The problem =>
Which lines fall between the line holding "Reproduce this diagram with TikZ." and the line holding "[heading, anchor=base] (goals)", inclusive? Retype them exactly, without the pictures, and add nothing else.

Data shown =>

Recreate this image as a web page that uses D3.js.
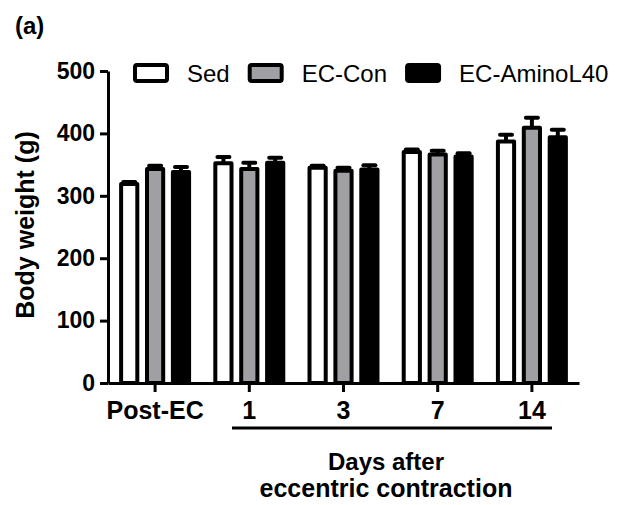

==

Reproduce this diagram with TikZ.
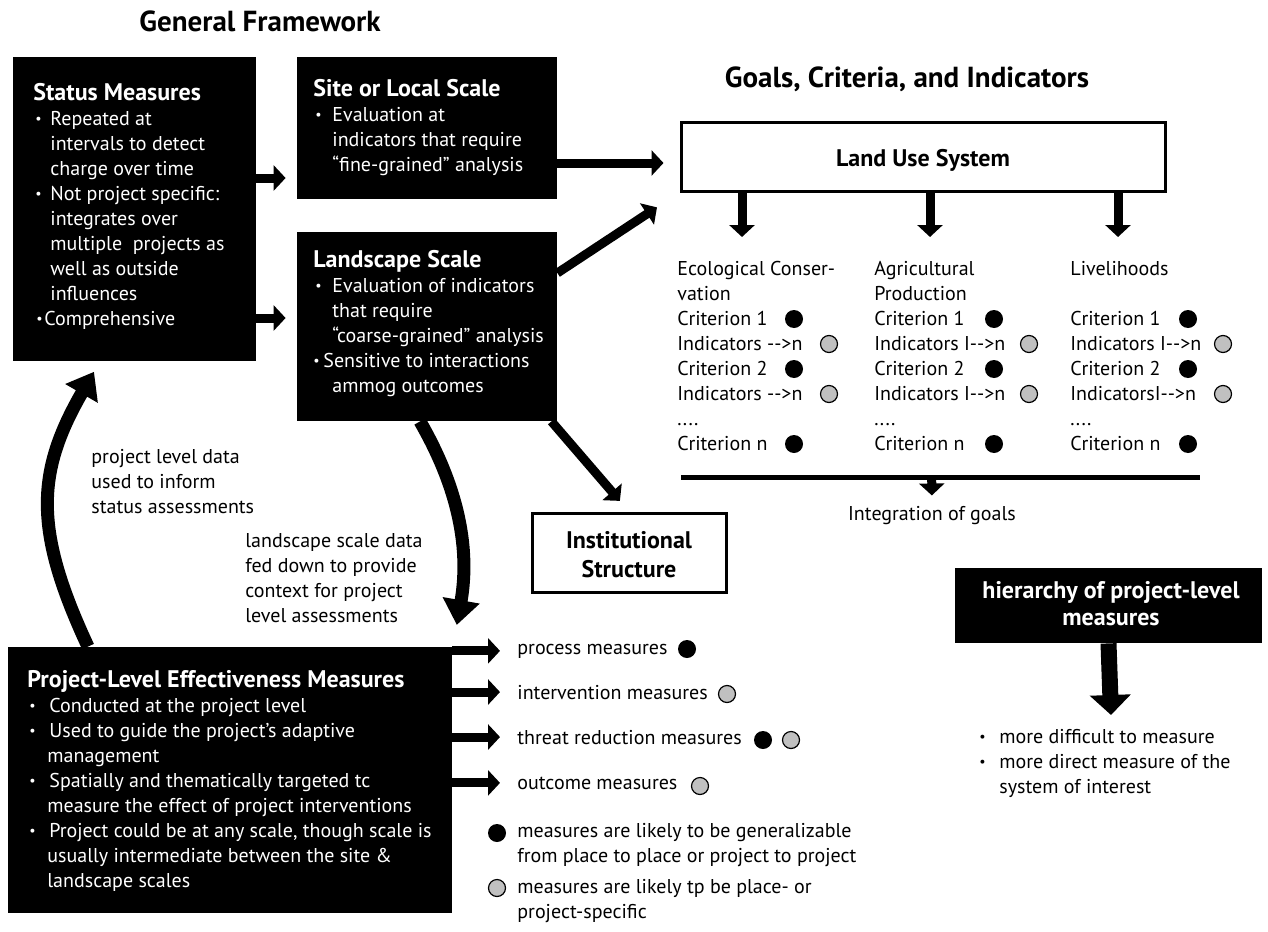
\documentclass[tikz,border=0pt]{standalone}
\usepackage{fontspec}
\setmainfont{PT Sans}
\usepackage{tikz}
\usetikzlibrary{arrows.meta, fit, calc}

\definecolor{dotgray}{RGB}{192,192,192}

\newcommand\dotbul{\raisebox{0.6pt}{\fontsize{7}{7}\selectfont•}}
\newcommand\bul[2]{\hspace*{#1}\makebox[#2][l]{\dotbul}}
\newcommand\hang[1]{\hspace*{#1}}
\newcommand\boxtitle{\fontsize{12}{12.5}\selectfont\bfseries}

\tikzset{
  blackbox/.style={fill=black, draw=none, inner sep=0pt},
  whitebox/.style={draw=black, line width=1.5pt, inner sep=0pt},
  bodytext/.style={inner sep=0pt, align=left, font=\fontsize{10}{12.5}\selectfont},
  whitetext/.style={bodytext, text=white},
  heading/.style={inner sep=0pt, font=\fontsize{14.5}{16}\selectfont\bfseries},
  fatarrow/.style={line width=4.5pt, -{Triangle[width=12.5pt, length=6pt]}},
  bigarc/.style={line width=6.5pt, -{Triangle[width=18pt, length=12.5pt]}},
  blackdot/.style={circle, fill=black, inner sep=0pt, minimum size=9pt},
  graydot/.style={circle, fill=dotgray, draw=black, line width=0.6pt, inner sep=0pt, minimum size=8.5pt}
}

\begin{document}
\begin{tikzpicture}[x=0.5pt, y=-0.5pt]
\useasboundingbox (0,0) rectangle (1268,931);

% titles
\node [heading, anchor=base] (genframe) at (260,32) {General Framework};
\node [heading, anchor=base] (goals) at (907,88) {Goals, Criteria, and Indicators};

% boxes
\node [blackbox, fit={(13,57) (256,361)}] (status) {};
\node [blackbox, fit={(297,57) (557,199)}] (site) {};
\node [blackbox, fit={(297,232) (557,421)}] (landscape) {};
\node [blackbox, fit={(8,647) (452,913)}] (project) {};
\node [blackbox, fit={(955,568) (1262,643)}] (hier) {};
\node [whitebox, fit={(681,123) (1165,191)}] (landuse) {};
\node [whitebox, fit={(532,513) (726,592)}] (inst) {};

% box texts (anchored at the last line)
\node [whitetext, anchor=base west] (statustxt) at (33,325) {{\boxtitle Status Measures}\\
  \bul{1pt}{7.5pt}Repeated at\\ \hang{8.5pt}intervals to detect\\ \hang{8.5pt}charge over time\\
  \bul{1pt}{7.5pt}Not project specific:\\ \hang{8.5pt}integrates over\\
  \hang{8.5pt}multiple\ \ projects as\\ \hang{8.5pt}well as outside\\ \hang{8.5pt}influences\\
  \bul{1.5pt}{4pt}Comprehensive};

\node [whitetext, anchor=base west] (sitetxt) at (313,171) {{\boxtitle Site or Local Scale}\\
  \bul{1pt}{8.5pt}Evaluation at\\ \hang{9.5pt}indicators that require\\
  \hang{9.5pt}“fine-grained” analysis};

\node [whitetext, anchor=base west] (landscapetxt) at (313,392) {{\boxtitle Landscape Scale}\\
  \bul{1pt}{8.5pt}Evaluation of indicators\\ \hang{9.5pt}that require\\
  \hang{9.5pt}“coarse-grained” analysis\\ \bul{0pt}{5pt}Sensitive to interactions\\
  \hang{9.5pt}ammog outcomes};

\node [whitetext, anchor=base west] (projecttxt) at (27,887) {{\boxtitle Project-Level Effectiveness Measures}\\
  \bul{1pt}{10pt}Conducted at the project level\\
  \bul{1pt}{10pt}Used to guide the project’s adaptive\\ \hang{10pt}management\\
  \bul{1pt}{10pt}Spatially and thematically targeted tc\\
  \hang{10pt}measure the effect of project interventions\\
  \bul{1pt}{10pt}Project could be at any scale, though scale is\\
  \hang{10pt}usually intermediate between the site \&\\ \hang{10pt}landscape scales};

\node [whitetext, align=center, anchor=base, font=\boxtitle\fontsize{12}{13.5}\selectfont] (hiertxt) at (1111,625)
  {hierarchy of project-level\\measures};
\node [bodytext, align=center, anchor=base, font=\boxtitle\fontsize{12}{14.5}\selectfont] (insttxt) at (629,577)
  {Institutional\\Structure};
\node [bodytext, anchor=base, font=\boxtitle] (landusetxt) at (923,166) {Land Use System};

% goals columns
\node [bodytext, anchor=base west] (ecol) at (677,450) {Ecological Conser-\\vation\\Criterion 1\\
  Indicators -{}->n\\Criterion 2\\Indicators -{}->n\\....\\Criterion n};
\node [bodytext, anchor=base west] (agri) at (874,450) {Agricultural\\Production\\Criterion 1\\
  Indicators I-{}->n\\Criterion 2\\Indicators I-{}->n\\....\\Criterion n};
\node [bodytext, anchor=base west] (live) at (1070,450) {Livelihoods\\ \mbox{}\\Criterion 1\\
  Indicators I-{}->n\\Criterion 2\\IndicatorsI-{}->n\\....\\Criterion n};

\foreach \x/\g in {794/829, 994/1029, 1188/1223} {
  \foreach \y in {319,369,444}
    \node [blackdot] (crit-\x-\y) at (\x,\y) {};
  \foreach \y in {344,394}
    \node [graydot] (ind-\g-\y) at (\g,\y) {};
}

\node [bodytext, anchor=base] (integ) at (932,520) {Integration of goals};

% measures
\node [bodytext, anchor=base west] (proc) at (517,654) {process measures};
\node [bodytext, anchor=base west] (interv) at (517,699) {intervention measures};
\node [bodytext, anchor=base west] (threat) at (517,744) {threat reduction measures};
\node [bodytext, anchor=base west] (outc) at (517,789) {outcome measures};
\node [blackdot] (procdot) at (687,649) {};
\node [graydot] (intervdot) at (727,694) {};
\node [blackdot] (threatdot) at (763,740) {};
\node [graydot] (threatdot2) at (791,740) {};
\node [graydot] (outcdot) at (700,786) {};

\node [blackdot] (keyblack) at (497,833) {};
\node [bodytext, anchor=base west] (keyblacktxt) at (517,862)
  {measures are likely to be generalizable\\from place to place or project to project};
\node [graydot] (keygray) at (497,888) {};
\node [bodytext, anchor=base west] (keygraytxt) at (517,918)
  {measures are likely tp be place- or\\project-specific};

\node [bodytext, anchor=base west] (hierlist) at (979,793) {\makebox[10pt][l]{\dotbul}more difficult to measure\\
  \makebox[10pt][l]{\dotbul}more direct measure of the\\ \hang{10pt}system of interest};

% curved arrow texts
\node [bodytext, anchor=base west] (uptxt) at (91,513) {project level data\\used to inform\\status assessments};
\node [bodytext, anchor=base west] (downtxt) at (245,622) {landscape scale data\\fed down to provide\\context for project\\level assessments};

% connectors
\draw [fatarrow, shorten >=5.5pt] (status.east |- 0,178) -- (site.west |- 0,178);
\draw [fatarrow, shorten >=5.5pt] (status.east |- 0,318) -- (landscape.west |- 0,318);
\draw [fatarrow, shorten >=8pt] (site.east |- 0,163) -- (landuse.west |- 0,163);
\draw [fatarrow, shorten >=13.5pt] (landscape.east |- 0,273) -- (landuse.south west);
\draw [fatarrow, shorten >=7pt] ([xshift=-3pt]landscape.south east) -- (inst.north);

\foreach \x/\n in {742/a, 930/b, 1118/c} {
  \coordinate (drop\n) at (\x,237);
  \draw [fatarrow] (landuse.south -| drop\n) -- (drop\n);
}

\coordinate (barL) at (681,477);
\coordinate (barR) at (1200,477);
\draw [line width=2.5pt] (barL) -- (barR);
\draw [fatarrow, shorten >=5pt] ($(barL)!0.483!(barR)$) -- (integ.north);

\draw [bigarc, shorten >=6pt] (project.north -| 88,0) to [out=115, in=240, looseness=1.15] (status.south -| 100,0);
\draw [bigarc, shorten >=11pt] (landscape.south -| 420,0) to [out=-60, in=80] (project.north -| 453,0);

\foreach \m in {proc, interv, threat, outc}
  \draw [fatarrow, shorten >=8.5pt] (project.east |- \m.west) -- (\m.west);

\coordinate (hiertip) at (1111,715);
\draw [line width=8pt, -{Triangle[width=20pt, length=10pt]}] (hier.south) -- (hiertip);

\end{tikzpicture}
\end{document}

Final result =>
Reproduce this diagram with TikZ.
\documentclass[tikz,border=0pt]{standalone}
\usepackage{fontspec}
\setmainfont{PT Sans}
\usepackage{tikz}
\usetikzlibrary{arrows.meta, fit, calc}

\definecolor{dotgray}{RGB}{192,192,192}

\newcommand\dotbul{\raisebox{0.6pt}{\fontsize{7}{7}\selectfont•}}
\newcommand\bul[2]{\hspace*{#1}\makebox[#2][l]{\dotbul}}
\newcommand\hang[1]{\hspace*{#1}}
\newcommand\boxtitle{\fontsize{12}{12.5}\selectfont\bfseries}

\tikzset{
  blackbox/.style={fill=black, draw=none, inner sep=0pt},
  whitebox/.style={draw=black, line width=1.5pt, inner sep=0pt},
  bodytext/.style={inner sep=0pt, align=left, font=\fontsize{10}{12.5}\selectfont},
  whitetext/.style={bodytext, text=white},
  heading/.style={inner sep=0pt, font=\fontsize{14.5}{16}\selectfont\bfseries},
  fatarrow/.style={line width=4.5pt, -{Triangle[width=12.5pt, length=6pt]}},
  bigarc/.style={line width=6.5pt, -{Triangle[width=18pt, length=12.5pt]}},
  blackdot/.style={circle, fill=black, inner sep=0pt, minimum size=9pt},
  graydot/.style={circle, fill=dotgray, draw=black, line width=0.6pt, inner sep=0pt, minimum size=8.5pt}
}

\begin{document}
\begin{tikzpicture}[x=0.5pt, y=-0.5pt]
\useasboundingbox (0,0) rectangle (1268,931);

% titles
\node [heading, anchor=base] (genframe) at (260,32) {General Framework};
\node [heading, anchor=base] (goals) at (907,88) {Goals, Criteria, and Indicators};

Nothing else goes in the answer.